Renn alluded to “hero” characters in the ape contingent and it’s probably odd but there’s a character here who almost feels like Stripe from Gremlins. That’s an acute accomplishment, as many films create all sorts of visual splendor in fantastical, photoreal creatures and then spend the majority of the time making them scowl or growl or perform one of a handful of routine mannerisms. The “Stripe” ape allows for viewers to still find a humanity in caesar even after he’s become corrupted by his infernal desire to battle the oppression he feels he’s up against. It’s a nice little touch.

Renn: As much as I agree that the big silly easter egg/reference is less than graceful, I will say it’s immediately overshadowed by a moment I never thought to expect from the film, but was impressed when it happened. I won’t spoil the moment, but Caesar makes a well-timed advancement that actually touched and frightened me simultaneously. From there, the handling of the larger plot connection to the source material is deftly left open for more tales, yet it feels complete as its own story, and gracefully alludes to events to come rather than poorly cramming them in. The film doesn’t cheapen out at the last second though, as it pushes its climax as large as would ever make sense in the context of the story, and allows a relatively small-scale uprising to act as a reduced scale harbinger of what is to come. It works great.
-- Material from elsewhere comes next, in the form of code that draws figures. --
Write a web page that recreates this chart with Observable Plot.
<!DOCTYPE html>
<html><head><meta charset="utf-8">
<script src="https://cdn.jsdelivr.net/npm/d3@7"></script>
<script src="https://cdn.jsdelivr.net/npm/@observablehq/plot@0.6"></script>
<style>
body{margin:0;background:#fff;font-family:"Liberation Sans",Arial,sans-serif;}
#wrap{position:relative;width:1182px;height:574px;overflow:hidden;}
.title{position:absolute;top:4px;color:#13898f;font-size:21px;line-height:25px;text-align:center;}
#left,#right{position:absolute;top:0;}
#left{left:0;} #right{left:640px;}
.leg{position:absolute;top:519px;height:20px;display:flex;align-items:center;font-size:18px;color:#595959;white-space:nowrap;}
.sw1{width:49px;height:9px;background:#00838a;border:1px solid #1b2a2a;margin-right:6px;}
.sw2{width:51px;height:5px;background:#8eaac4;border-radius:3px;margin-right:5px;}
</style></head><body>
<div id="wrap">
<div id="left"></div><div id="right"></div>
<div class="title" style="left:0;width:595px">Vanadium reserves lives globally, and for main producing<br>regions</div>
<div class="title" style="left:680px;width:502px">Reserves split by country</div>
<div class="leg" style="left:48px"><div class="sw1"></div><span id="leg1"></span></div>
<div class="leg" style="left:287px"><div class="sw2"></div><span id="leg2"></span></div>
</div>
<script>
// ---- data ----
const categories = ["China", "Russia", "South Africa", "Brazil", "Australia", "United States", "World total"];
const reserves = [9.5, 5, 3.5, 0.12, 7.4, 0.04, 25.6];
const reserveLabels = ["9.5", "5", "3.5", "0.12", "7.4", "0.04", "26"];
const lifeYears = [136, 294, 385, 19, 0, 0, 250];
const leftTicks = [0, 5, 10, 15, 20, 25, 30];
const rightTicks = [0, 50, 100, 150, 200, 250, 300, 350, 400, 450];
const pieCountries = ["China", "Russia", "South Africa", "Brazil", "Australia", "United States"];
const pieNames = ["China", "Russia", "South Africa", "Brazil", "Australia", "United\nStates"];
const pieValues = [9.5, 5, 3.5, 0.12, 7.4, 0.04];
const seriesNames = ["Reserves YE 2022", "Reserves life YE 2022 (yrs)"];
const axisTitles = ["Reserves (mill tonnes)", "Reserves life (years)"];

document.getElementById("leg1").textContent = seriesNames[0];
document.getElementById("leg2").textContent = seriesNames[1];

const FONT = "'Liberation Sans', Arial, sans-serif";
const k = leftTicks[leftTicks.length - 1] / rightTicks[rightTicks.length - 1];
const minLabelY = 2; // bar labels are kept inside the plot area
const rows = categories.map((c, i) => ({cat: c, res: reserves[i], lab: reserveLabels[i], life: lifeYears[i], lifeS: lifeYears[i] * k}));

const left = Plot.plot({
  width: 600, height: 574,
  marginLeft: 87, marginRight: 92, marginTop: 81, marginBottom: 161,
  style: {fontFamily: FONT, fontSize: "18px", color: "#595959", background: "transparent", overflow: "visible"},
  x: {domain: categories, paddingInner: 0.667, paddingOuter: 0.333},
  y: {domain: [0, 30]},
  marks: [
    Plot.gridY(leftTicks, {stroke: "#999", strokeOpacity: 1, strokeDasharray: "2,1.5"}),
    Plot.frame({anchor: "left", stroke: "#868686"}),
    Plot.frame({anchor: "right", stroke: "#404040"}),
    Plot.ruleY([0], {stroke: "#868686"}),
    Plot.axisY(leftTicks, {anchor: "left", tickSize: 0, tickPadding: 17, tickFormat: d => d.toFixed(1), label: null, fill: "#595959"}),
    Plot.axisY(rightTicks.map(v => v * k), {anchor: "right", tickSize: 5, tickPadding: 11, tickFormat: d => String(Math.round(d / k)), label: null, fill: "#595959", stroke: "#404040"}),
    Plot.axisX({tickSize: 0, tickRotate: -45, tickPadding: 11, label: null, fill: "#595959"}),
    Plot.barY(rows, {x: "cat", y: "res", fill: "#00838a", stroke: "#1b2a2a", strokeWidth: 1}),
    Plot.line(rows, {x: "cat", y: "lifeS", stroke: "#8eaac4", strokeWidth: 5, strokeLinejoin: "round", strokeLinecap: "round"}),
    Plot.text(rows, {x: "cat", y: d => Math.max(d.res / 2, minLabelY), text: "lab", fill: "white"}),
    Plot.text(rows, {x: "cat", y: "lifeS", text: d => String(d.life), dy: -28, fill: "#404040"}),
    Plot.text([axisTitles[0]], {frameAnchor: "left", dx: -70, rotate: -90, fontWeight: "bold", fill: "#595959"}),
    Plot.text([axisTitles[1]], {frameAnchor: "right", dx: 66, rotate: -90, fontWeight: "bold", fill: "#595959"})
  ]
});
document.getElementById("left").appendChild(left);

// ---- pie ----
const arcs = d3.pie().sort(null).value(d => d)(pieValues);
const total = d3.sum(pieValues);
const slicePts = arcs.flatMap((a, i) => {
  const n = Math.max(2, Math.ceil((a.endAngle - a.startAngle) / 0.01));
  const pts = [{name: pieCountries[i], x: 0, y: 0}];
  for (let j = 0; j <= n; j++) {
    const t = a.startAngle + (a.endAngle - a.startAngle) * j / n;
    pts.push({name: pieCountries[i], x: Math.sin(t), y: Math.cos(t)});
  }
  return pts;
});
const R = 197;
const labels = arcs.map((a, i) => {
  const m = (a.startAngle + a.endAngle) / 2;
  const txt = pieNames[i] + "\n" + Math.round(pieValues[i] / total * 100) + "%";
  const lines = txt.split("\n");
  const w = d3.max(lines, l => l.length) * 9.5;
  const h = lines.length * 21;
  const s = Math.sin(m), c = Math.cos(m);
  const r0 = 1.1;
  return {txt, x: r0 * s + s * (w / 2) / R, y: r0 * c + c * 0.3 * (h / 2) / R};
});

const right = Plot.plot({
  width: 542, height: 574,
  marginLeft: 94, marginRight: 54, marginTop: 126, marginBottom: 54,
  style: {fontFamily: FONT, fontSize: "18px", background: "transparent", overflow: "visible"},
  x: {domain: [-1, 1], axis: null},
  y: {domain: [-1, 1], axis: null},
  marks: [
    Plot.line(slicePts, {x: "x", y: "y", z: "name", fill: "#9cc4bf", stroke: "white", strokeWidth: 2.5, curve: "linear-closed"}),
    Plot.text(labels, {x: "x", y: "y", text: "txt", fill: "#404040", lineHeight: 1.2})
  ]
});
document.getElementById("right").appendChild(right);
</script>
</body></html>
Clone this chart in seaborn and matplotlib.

It’s hard to imagine a much better approach to a rebroot/prequel to a franchise than this. It says a lot that the film would only have had to refine elements that were already present to come closer to being a classic popcorn movie. As it is, we have a truly great blockbuster, solid piece of science fiction, and a stunning bit of character work to enjoy. Rise of the Planet of the Apes is the best blockbuster of the year, and surely the biggest surprise of 2011 so far. If Hollywood is gong to continue exploiting every cultural property it can get its hands on, it should take a long look at Rise of the Planet of the Apes and consider what was done right. Studios take note: THIS is how you add to a classic franchise.

Nick: Time will tell. I’m not sure it’ll hold up on repeat viewings. This is a solid, strong, and very able flick. It’s blood from a stone, because no one really asked for this film. On those merits, the excellent creation of Caesar, and the often use of restraint from the filmmakers (Rupert Wyatt is very good), it’s a winner. I don’t think it’s going to be a hit and I’m not sure the average moviegoer is going to buy into it, but it’s a worthy prequel to Pierre Boulle’s seminal book. This is how you make a prequel. This is how you tell an old story with today’s toolbox. It’s not perfect but it’s damn good and the kind of film that’s going to lodge a few words in the throats of the cynics.